We are not always serving Jesus, I fear, when we think we are most doing so, for our main object may be to please our fellow-creatures. Our parents wish us to be active in the church, and therefore we do it. Our friends would not be pleased if we were idle, and therefore we bestir ourselves. From our position we are expected to be engaged in some department of Christian service, and therefore we enter upon it. Brethren, we must rise above this. What we do, whether we teach in the school, or visit the sick, or distribute tracts, or preach the gospel, we must do as unto the Lord alone, and the master motive, which should indeed crush out every other, must be this, “we serve the Lord Christ.” Brethren, let others take what they will for their motto, I charge you by the Holy Ghost, write this upon your banners, “We serve the Lord Christ.” If any request you to serve this literary coterie or that political faction, or to give your whole attention to some great moral reform, let your answer be, “We serve the Lord Christ.” Aid in anything that is good, for whatsoever things are lovely, and of good report, and are for the benefit of mankind, you are bound to countenance, but still your main life-work, your true business, which must absorb your energies and eat you up, is this— “We serve the Lord Christ.” They beckon us from this point, crying, “Come over and help us.” They call to us from the other corner, “Come and work with us,” but our answer must be, “We are an independent brigade, we are already committed to the noblest cause; we are sworn to a Captain who has no rival; we are not able to promise ourselves to any one of you, though wherein you do good we are your allies; Jesus we serve and none else.

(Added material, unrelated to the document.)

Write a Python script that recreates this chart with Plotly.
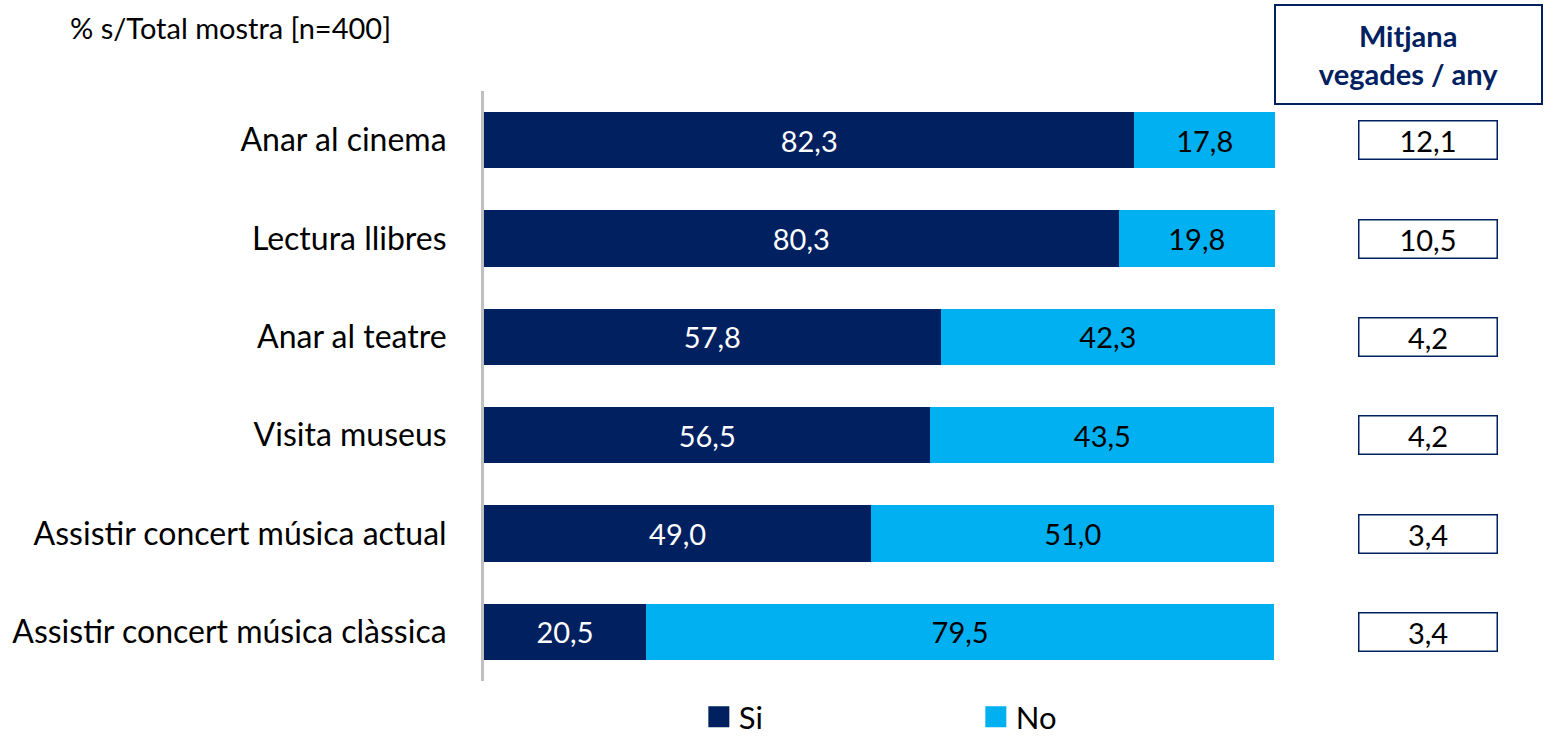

God forbid that we should glory save in the cross of our Lord Jesus Christ.” May God help us to do this evermore!
III. Now I am coming to the last part of my discourse, which to me is the most interesting, and I trust it may be so to you. We serve the Lord Christ IN SPECIAL ACTS DONE TO HIMSELF. I cannot tell how you feel, but I often wish I could do something for my Lord himself personally. I frequently meet with kind souls to whom God has blessed my ministry, and they express their thankfulness to God and their love to me, by aiding the various works committed to my charge, for which I am deeply grateful to them: but now and then a friend says, “I will cheerfully subscribe to your work, but I desire also to show my personal thanks to yourself. What can I do for you?” Now, towards those whom we esteem, this is a natural feeling, and in spiritual things there is a similar desire towards our divine Benefactor. Our hearts long to offer somewhat to Jesus, distinctly to Jesus himself. He has gone from us, or we would delight to minister to him of our substance, to make him a feast, to furnish him a chamber, or to wash his feet. How gladly would we lend him our boat, our colt, our guest chamber, or anything we possess. We would watch his every want, and endeavour to forestall it if he were here; but he has gone: are we therefore denied the privilege of rendering personal service to him? I think not. Let it be our pleasant task now to consider what we can do directly and distinctly for him.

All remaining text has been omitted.